This is a very interesting and useful pattern in practice. I haven’t seen any books for classic patterns to talk about this. But I think that it should be a classic one for caching. To make it clear I think that it is an old pattern. I do not invent it and I do not discover it. I designed the solution for our problem then I realized that it should be a pattern. I just want to write it down since I didn’t know it is a pattern before designing the solution and the pattern is useful in real world. More importantly the solution was not so obvious to me before I did the work so it is worth writing it down.
- You have a not scalable data source which has relatively stable data (e.g. config or metadata) but the data does change.
- You have many servers (front ends and backends) to access that data. Since the data source is not scalable you need caching.
- You want strong consistency between the servers. i.e. when one server sees a new version of data all other servers need to see the new version or newer version(s). Simple put it is shared caching.
Old Design – one tier caching
First you may ask why I didn’t use Zookeeper or equivalent service. Yes that would be ideal if it is available. Sometimes it is just not available in your project but you need to solve this problem.
Take a look at the old design as below. Azure Table was used for the shared caching. It is very scalable and actually fast than many people thought (tens of milliseconds for each access).
Why we need a new design
- The config/meta data grows and one column/property doesn’t fit anymore in Azure Table. The size limit for one row/entity is 1MB. The size limit for one column/property is 64kb. The data is over 64kb now
- As the data grows always getting the full data is not optimal
- This is not a main reason for the design change or it is also not a major issue but the servers have clock skew. Sometimes it is not ideal and it is hard to reason about it or explain to others. Take an extreme case as an example. Let’s say you have only one server and it might take much longer for the servers to refresh data in case of clock skew
New Design – two tier caching
I call it two tier caching since it has two tiers now – In Memory and Azure Blob. The changes are as below
- In memory cache is introduced
- Azure Blob is used (in this case it performs as good as Azure Table)
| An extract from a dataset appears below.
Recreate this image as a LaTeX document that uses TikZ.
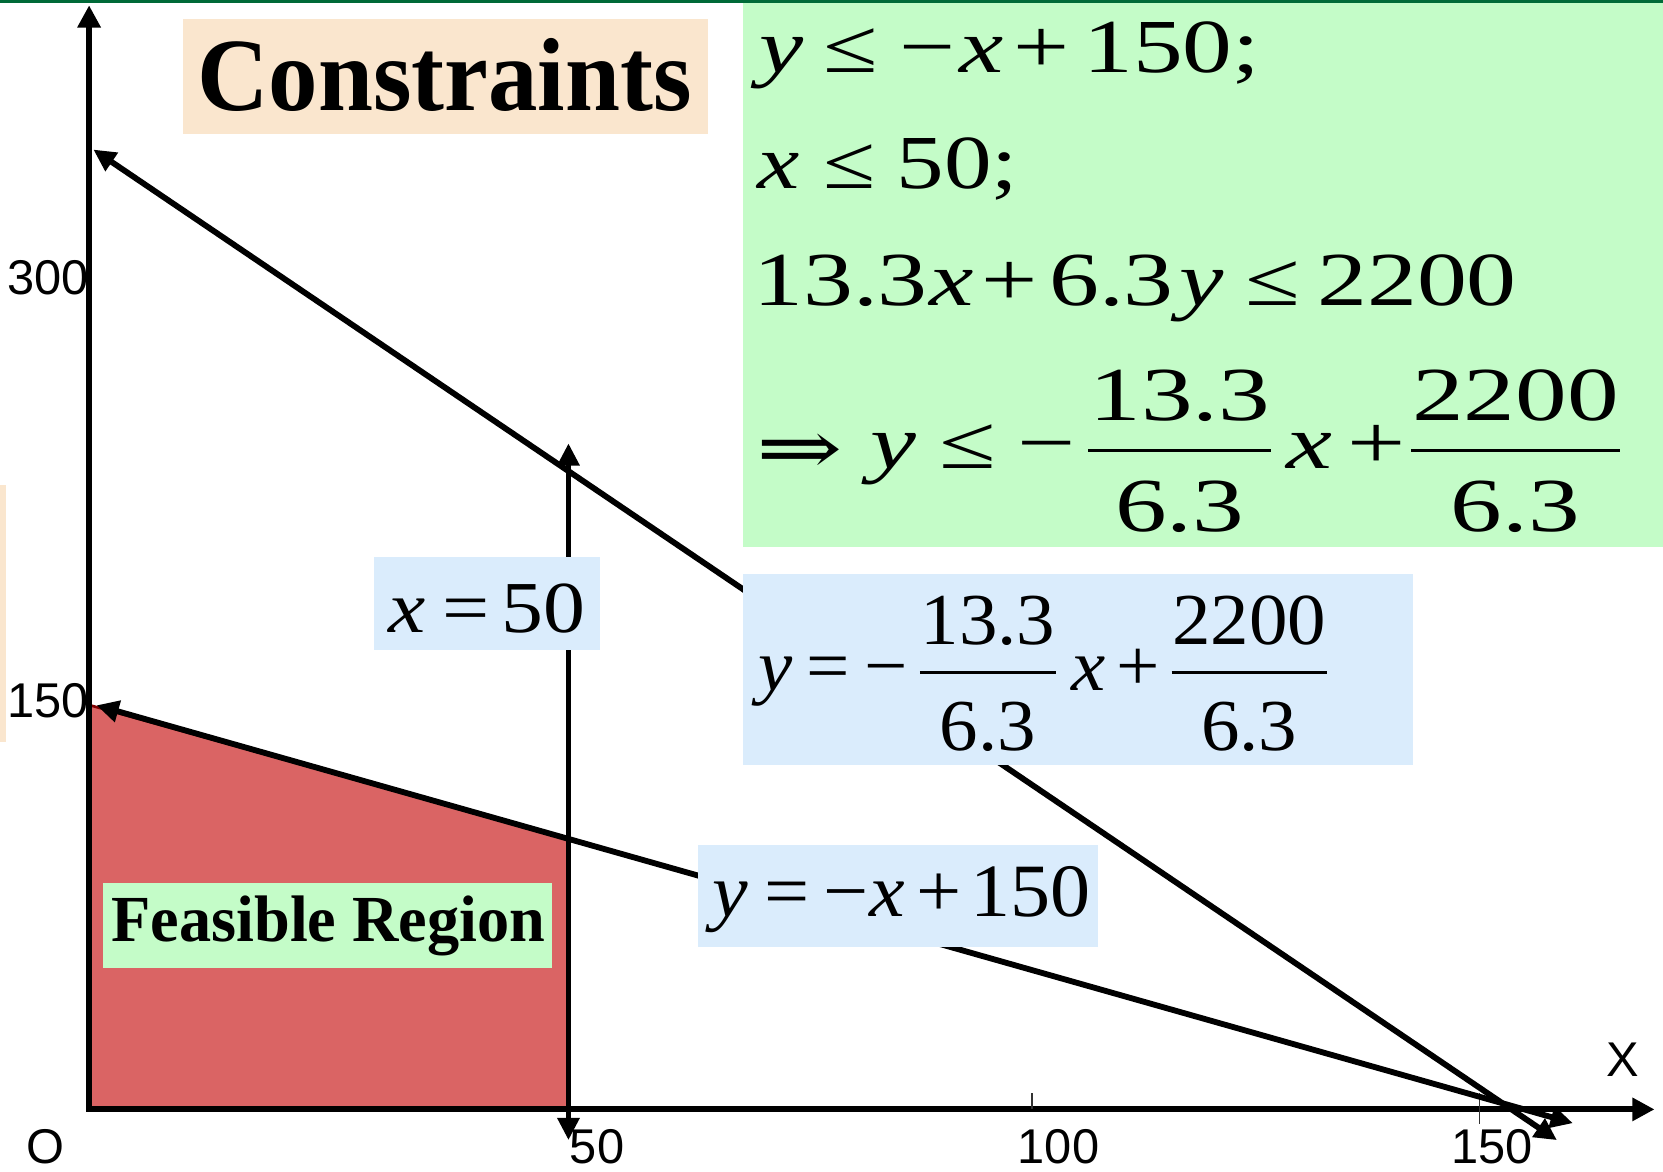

- When a server tries to read the data from the memory it will try to compare the version in the cache to the version in the blob first. If they are the same it will skip reading the data from the blob. Otherwise it will refresh the cache
- A local refresh time is introduced so clock skew doesn’t matter anymore. so every a few mins one server will refresh the blob and all other servers will get the data from the blob and reset the local refresh time.
The new design solved our problem very well. The code for this pattern is not much. I left out some technical details on purpose so readers can think about them. Please try to answer the below questions.
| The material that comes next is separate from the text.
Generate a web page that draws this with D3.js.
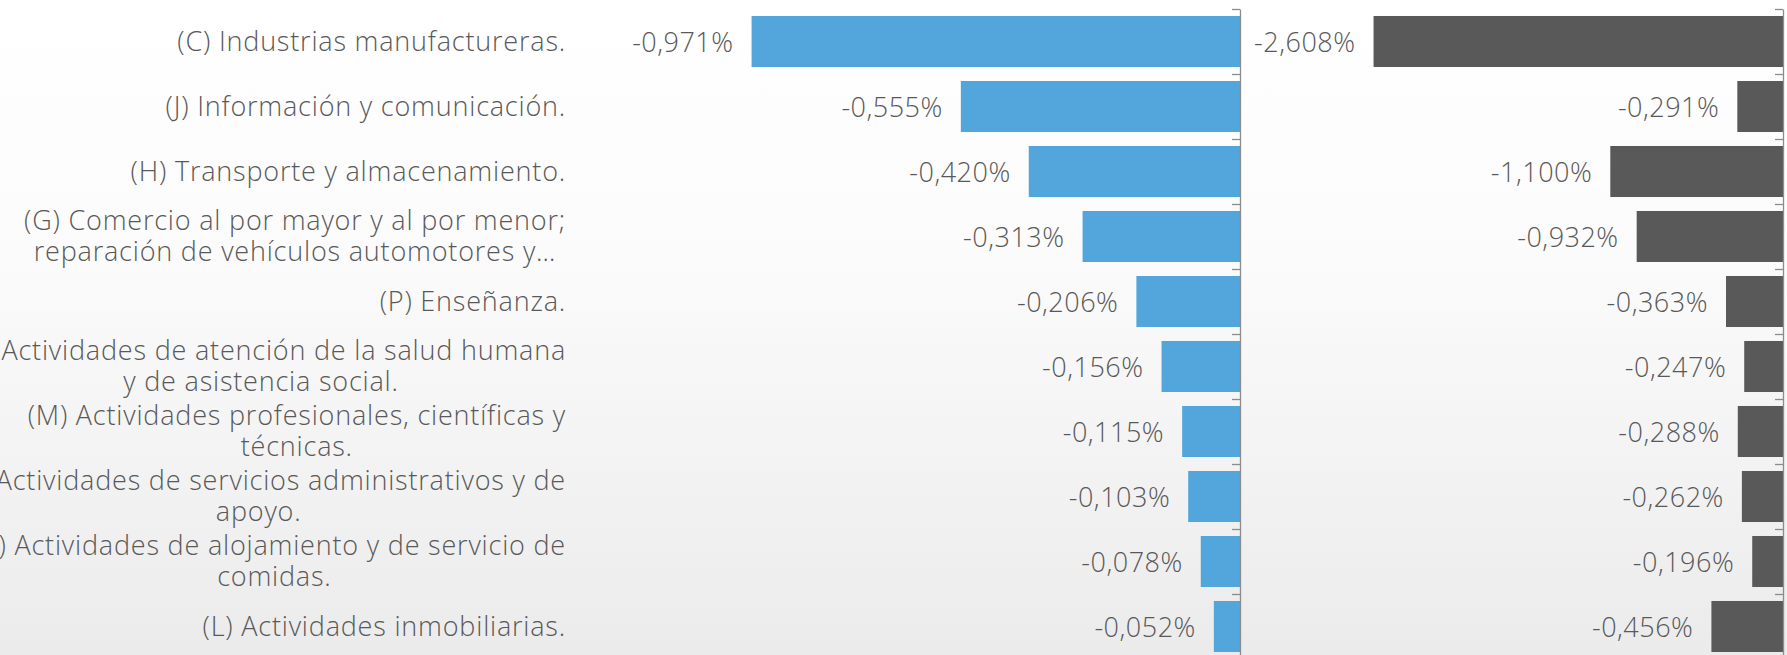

- What do you use for the version number? How to update it? Should you keep the version in a NoSql database or with the blob?
- How about concurrent reads and writes on that single blob? We have hundreds of servers. What is the limit?
- What is the right exception handling? The data source, the blob or the servers might be down.
- How to test your code?
- What tracing do you need for live site troubleshooting?
- Are you confident in doing it in a hotfix? or you would rather do it in a major release.